While a key can later be removed from the list, note that it will **not**
prevent the owner of the key from accessing data on the remote (which is by
design impossible to prevent, short of deleting the remote). In fact the
only sound use of `keyid-=` is probably to replace a revoked key:
git annex enableremote myremote keyid-=2512E3C7 keyid+=788A3F4C
See also [[encryption_design|design/encryption]] for other security
risks associated with encryption.
## shared encryption key (encryption=shared)
Alternatively, you can configure git-annex to use a shared cipher to
encrypt data stored in a remote. This shared cipher is stored,
**unencrypted** in the git repository. So it's shared among every
clone of the git repository.
git annex initremote newremote type=... encryption=shared
The advantage is you don't need to set up gpg keys. The disadvantage is
that this is **insecure** unless you trust every clone of the git
repository with access to the encrypted data stored in the special remote.
## regular public key encryption (encryption=pubkey)
This alternative simply encrypts the files in the special remotes to one or
more public keys.

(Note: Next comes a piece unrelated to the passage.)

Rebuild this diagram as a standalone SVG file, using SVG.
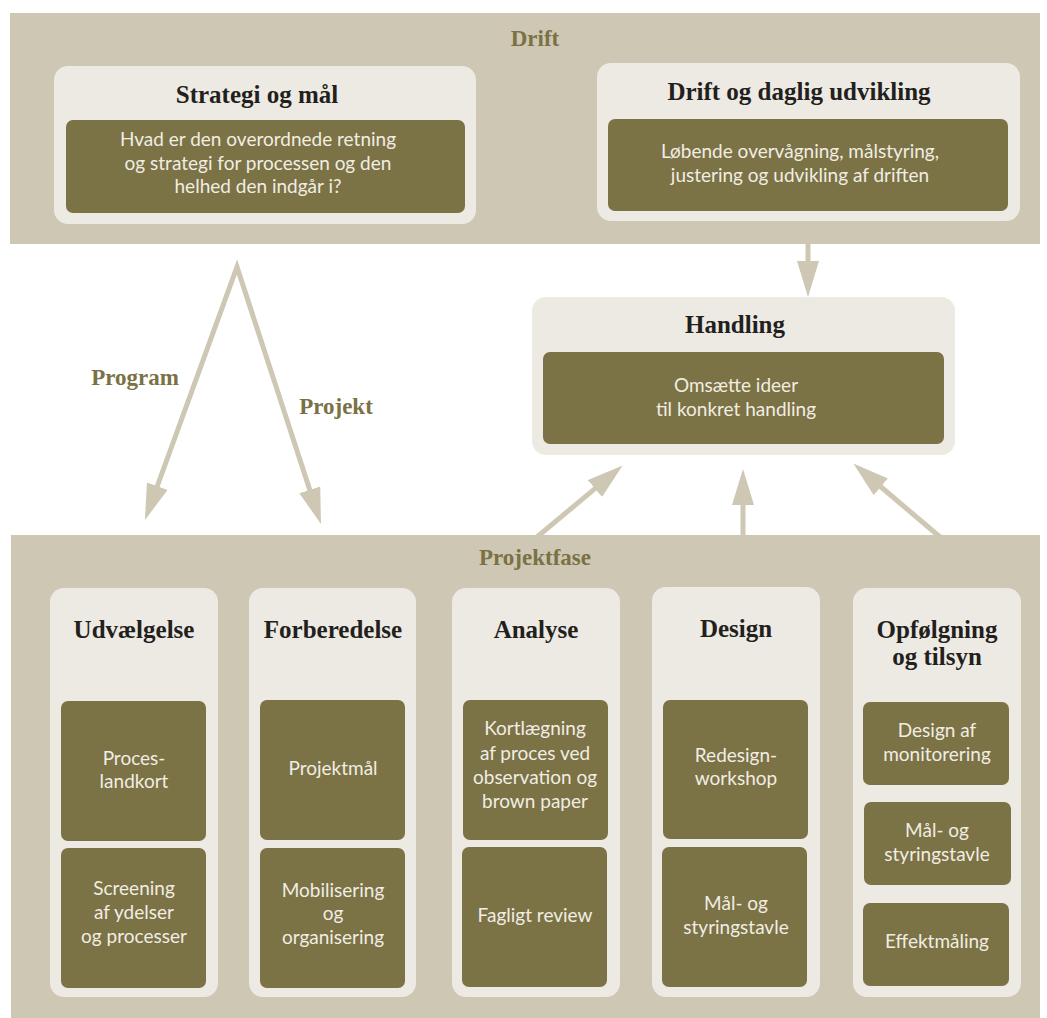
<svg xmlns="http://www.w3.org/2000/svg" width="1047" height="1018" viewBox="0 0 1047 1018">
<defs>
<style>
.band{fill:#cec7b4}
.outer{fill:#edeae4}
.inner{fill:#7b7245}
.title{font-family:"Liberation Serif",serif;font-weight:bold;font-size:25px;fill:#231f1c;text-anchor:middle}
.label{font-family:"Liberation Serif",serif;font-weight:bold;font-size:23px;fill:#7a7245;text-anchor:middle}
.body{font-family:Lato,"Open Sans",sans-serif;font-size:19px;fill:#f1ede3;text-anchor:middle}
.conn{fill:none;stroke:#cec7b4;stroke-width:5;stroke-linejoin:miter;stroke-miterlimit:20}
</style>
<marker id="ah" markerUnits="userSpaceOnUse" markerWidth="36" markerHeight="22" viewBox="0 0 36 22" refX="2" refY="11" orient="auto-start-reverse">
<path d="M0,0 L36,11 L0,22 z" fill="#cec7b4"/>
</marker>
</defs>
<rect width="1047" height="1018" fill="#ffffff"/>
<g id="band-drift">
<rect class="band" x="10" y="13" width="1030" height="231"/>
<text class="label" x="535" y="46">Drift</text>
</g>
<g id="band-projektfase">
<rect class="band" x="11" y="535" width="1029" height="483"/>
<text class="label" x="535" y="565">Projektfase</text>
</g>
<g id="connectors">
<path class="conn" d="M597,147 L515,147" marker-end="url(#ah)"/>
<path class="conn" d="M808,240 L808,263" marker-end="url(#ah)"/>
<path class="conn" d="M156.6,488 L237,267 L310.4,491.7" marker-start="url(#ah)" marker-end="url(#ah)"/>
<path class="conn" d="M537,537 L596.5,487.3" marker-end="url(#ah)"/>
<path class="conn" d="M743,537 L743,503" marker-end="url(#ah)"/>
<path class="conn" d="M940,537 L879.3,485.5" marker-end="url(#ah)"/>
<text class="label" x="135" y="385">Program</text>
<text class="label" x="336" y="414">Projekt</text>
</g>
<g id="strategi">
<rect class="outer" x="54" y="66" width="422" height="158" rx="14"/>
<text class="title" x="257" y="103">Strategi og mål</text>
<rect class="inner" x="66" y="120" width="399" height="93" rx="7"/>
<text class="body" x="258" y="146">Hvad er den overordnede retning</text>
<text class="body" x="258" y="170">og strategi for processen og den</text>
<text class="body" x="258" y="193">helhed den indgår i?</text>
</g>
<g id="drift-daglig">
<rect class="outer" x="597" y="63" width="423" height="158" rx="14"/>
<text class="title" x="799" y="100">Drift og daglig udvikling</text>
<rect class="inner" x="608" y="119" width="400" height="92" rx="7"/>
<text class="body" x="800" y="158">Løbende overvågning, målstyring,</text>
<text class="body" x="800" y="182">justering og udvikling af driften</text>
</g>
<g id="handling">
<rect class="outer" x="532" y="297" width="423" height="158" rx="14"/>
<text class="title" x="735" y="333">Handling</text>
<rect class="inner" x="543" y="352" width="401" height="92" rx="7"/>
<text class="body" x="736" y="392">Omsætte ideer</text>
<text class="body" x="736" y="416">til konkret handling</text>
</g>
<g id="udvaelgelse">
<rect class="outer" x="50" y="588" width="168" height="409" rx="14"/>
<text class="title" x="134" y="638">Udvælgelse</text>
<rect class="inner" x="61" y="701" width="145" height="140" rx="7"/>
<text class="body" x="134" y="765">Proces-</text>
<text class="body" x="134" y="788">landkort</text>
<rect class="inner" x="61" y="848" width="145" height="140" rx="7"/>
<text class="body" x="134" y="895">Screening</text>
<text class="body" x="134" y="919">af ydelser</text>
<text class="body" x="134" y="943">og processer</text>
</g>
<g id="forberedelse">
<rect class="outer" x="249" y="588" width="167" height="409" rx="14"/>
<text class="title" x="333" y="638">Forberedelse</text>
<rect class="inner" x="260" y="700" width="145" height="140" rx="7"/>
<text class="body" x="333" y="775">Projektmål</text>
<rect class="inner" x="260" y="848" width="145" height="140" rx="7"/>
<text class="body" x="333" y="897">Mobilisering</text>
<text class="body" x="333" y="920">og</text>
<text class="body" x="333" y="944">organisering</text>
</g>
<g id="analyse">
<rect class="outer" x="452" y="588" width="168" height="409" rx="14"/>
<text class="title" x="536" y="638">Analyse</text>
<rect class="inner" x="463" y="700" width="145" height="140" rx="7"/>
<text class="body" x="535" y="735">Kortlægning</text>
<text class="body" x="535" y="760">af proces ved</text>
<text class="body" x="535" y="784">observation og</text>
<text class="body" x="535" y="808">brown paper</text>
<rect class="inner" x="462" y="847" width="145" height="140" rx="7"/>
<text class="body" x="535" y="922">Fagligt review</text>
</g>
<g id="design">
<rect class="outer" x="652" y="587" width="168" height="410" rx="14"/>
<text class="title" x="736" y="637">Design</text>
<rect class="inner" x="663" y="700" width="145" height="139" rx="7"/>
<text class="body" x="736" y="762">Redesign-</text>
<text class="body" x="736" y="785">workshop</text>
<rect class="inner" x="662" y="847" width="145" height="140" rx="7"/>
<text class="body" x="736" y="910">Mål- og</text>
<text class="body" x="736" y="934">styringstavle</text>
</g>
<g id="opfoelgning">
<rect class="outer" x="853" y="588" width="168" height="409" rx="14"/>
<text class="title" x="937" y="638">Opfølgning</text>
<text class="title" x="937" y="665">og tilsyn</text>
<rect class="inner" x="863" y="702" width="146" height="83" rx="7"/>
<text class="body" x="937" y="737">Design af</text>
<text class="body" x="937" y="761">monitorering</text>
<rect class="inner" x="864" y="802" width="147" height="83" rx="7"/>
<text class="body" x="937" y="837">Mål- og</text>
<text class="body" x="937" y="861">styringstavle</text>
<rect class="inner" x="863" y="903" width="146" height="83" rx="7"/>
<text class="body" x="937" y="948">Effektmåling</text>
</g>
</svg>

The corresponding private key is needed to store
anything in the remote, or access anything stored in it.
It might be considered more secure due to its simplicity and since
it's exactly the way everyone else uses gpg.

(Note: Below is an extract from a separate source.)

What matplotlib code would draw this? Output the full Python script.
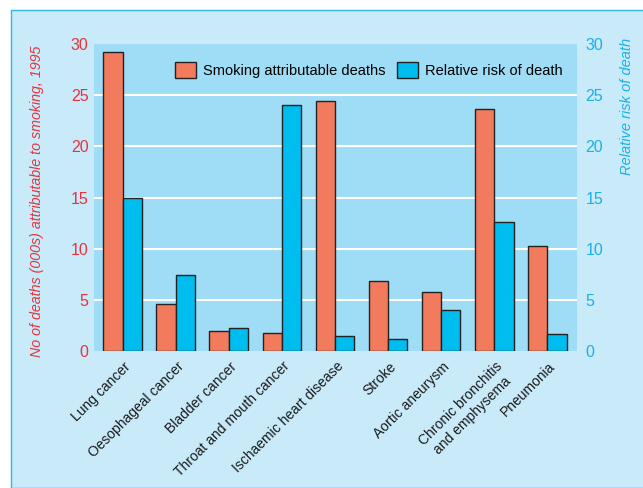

git annex initremote newremote type=.... encryption=pubkey keyid=KEYID
A disadvantage is that it is not easy to later add additional public keys
to the special remote. While the `enableremote` parameters `keyid+=` and
`keyid-=` can be used, they have **no effect** on encrypted files that
are already stored in the remote.
So if you need other public keys to also have access, it's best to add them
immediately after initializing the remote:
git-annex initremote newremote keyid+=788A3F4C
Another use for these parameters is to replace a revoked key:
git annex enableremote myremote keyid-=2512E3C7 keyid+=788A3F4C
But even in this case, since the files are not re-encrypted, the revoked
key has to be kept around to be able to decrypt those files.

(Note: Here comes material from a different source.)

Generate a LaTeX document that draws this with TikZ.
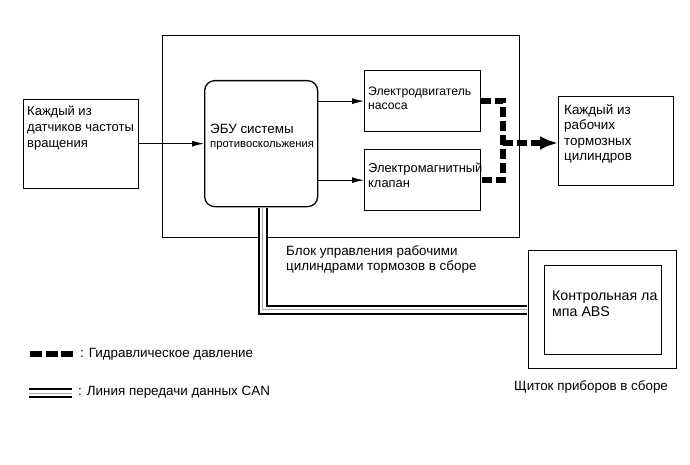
\documentclass[tikz,border=0pt]{standalone}
\usepackage{fontspec}
\setmainfont{Liberation Sans}
\usetikzlibrary{arrows.meta}

\tikzset{
  blk/.style={draw,line width=1.3pt,inner sep=0pt,anchor=north west},
  txt/.style={inner sep=0pt,anchor=north west,align=left,font=\fontsize{13.4}{15.5}\selectfont},
  sig/.style={line width=1pt,-{Latex[length=12pt,width=6pt]}},
  hyd/.style={line width=6pt,dash pattern=on 10pt off 4pt},
  canout/.style={line width=10pt},
  canin/.style={line width=6pt,white},
  canmid/.style={line width=1pt,gray!70},
}

\begin{document}
\begin{tikzpicture}[x=1pt,y=-1pt,line join=miter]
  \useasboundingbox (0,0) rectangle (690,465);
  % boxes
  \node[blk,minimum width=115pt,minimum height=89pt] (sensor) at (23,99) {};
  \node[blk,minimum width=357pt,minimum height=202pt] (abs) at (162,35) {};
  \node[blk,rounded corners=10pt,minimum width=113pt,minimum height=126pt] (ecu) at (204,80) {};
  \node[blk,minimum width=116pt,minimum height=61pt] (pump) at (364,70) {};
  \node[blk,minimum width=116pt,minimum height=61pt] (valve) at (364,149) {};
  \node[blk,minimum width=115pt,minimum height=89pt] (cyl) at (558,96) {};
  \node[blk,minimum width=148pt,minimum height=118pt] (cluster) at (528,250) {};
  \node[blk,minimum width=117pt,minimum height=89pt] (lamp) at (544,265) {};
  % texts
  \node[txt,font=\fontsize{13}{16.3}\selectfont] (sensortxt) at ([shift={(4,6.5)}]sensor.north west) {Каждый из\\датчиков частоты\\вращения};
  \node[txt,font=\fontsize{13.4}{14}\selectfont] (ecutxt) at ([shift={(6,43.5)}]ecu.north west) {ЭБУ системы\\{\fontsize{11.3}{14}\selectfont противоскольжения}};
  \node[txt,font=\fontsize{12.2}{14.5}\selectfont] (pumptxt) at ([shift={(4,16.5)}]pump.north west) {Электродвигатель\\насоса};
  \node[txt,font=\fontsize{12.9}{15}\selectfont] (valvetxt) at ([shift={(4,13.5)}]valve.north west) {Электромагнитный\\клапан};
  \node[txt,font=\fontsize{13.4}{15.3}\selectfont] (cyltxt) at ([shift={(6,8.5)}]cyl.north west) {Каждый из\\рабочих\\тормозных\\цилиндров};
  \node[txt,font=\fontsize{13.4}{15}\selectfont] (abstxt) at ([shift={(124,7.5)}]abs.south west) {Блок управления рабочими\\цилиндрами тормозов в сборе};
  \node[txt,font=\fontsize{14.2}{16}\selectfont] (lamptxt) at ([shift={(8,26)}]lamp.north west) {Контрольная ла\\мпа ABS};
  \node[txt] (clustertxt) at ([shift={(-14,11.5)}]cluster.south west) {Щиток приборов в сборе};
  % signal lines
  \draw[sig] (sensor.east |- ecu.west) -- (ecu.west);
  \draw[sig] (ecu.east |- pump.west) -- (pump.west);
  \draw[sig] (ecu.east |- valve.west) -- (valve.west);
  % hydraulic pressure
  \coordinate (hydj) at (503,143);
  \draw[hyd] (pump.east) -| (hydj) |- (valve.east);
  \draw[hyd,-{Latex[length=18pt,width=14pt]}] (hydj) -- (hydj -| cyl.west);
  % CAN
  \coordinate (cans) at ([yshift=-0.7pt,xshift=1.5pt]ecu.south);
  \coordinate (cane) at ([xshift=-0.7pt]cluster.west);
  \draw[canout] (cans) |- (cane);
  \draw[canin] (cans) |- (cane);
  \draw[canmid] (cans) |- (cane);
  % legend
  \coordinate (lg1a) at (30,354);
  \coordinate (lg1b) at (73,354);
  \coordinate (lg2a) at (29,393);
  \coordinate (lg2b) at (72,393);
  \draw[hyd,dash pattern=on 12pt off 3.5pt] (lg1a) -- (lg1b);
  \draw[canout] (lg2a) -- (lg2b);
  \draw[canin] (lg2a) -- (lg2b);
  \draw[canmid] (lg2a) -- (lg2b);
  \node[txt] (lg1txt) at (80,348.5) {: Гидравлическое давление};
  \node[txt] (lg2txt) at (78,385.5) {: Линия передачи данных CAN};
\end{tikzpicture}
\end{document}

(Of course, if the reason for revocation is
that the key has been compromised, it is **insecure** to leave files
encrypted using that old key, and the user should re-encrypt everything.)
(A cipher still needs to be generated (and is encrypted to the given key IDs).
It is only used for HMAC encryption of filenames.)
## regular public key encryption with shared filename encryption (encryption=sharedpubkey)
This is a variation on encryption=pubkey which lets anyone who
has access to the gpg public keys store files in the special remote.
But, only owners of the corresponding gpg private keys can retrieve the files
from the special remote.
git annex initremote newremote type=... encryption=sharedpubkey keyid=KEYID
This might be useful if you want to let others drop off files for you in a
special remote, so that only you can access them.
The filenames used on the special remote are encrypted using HMAC,
which prevents the special remote from seeing the filenames. But, anyone
who can clone the git repository can access the HMAC cipher; it's stored
**unencrypted** in the git repository.
## MAC algorithm
The default MAC algorithm to be applied on the filenames is HMACSHA1. A
stronger one, for instance HMACSHA512, can be chosen upon creation
of the special remote with the option `mac=HMACSHA512`. The available
MAC algorithms are HMACSHA1, HMACSHA224, HMACSHA256, HMACSHA384, and
HMACSHA512. Note that it is not possible to change algorithm for a
non-empty remote.
## credentials storage
Special remotes that need some form of credentials, such as a password,
may support embedding the credentials in the git repository, using
embedcreds=yes. See individual special remotes' documentation for details.
When credentials are embedded in the repository, they're also encrypted using
whatever encryption setting has been selected for the repository.
Such credentials are also cached locally in a file only you can read,
in `.git/annex/creds/`. If you prefer to not expose the credentials on disk
in unencrypted form, you can disable this cache, by setting the
`annex.cachecreds` config to `false`.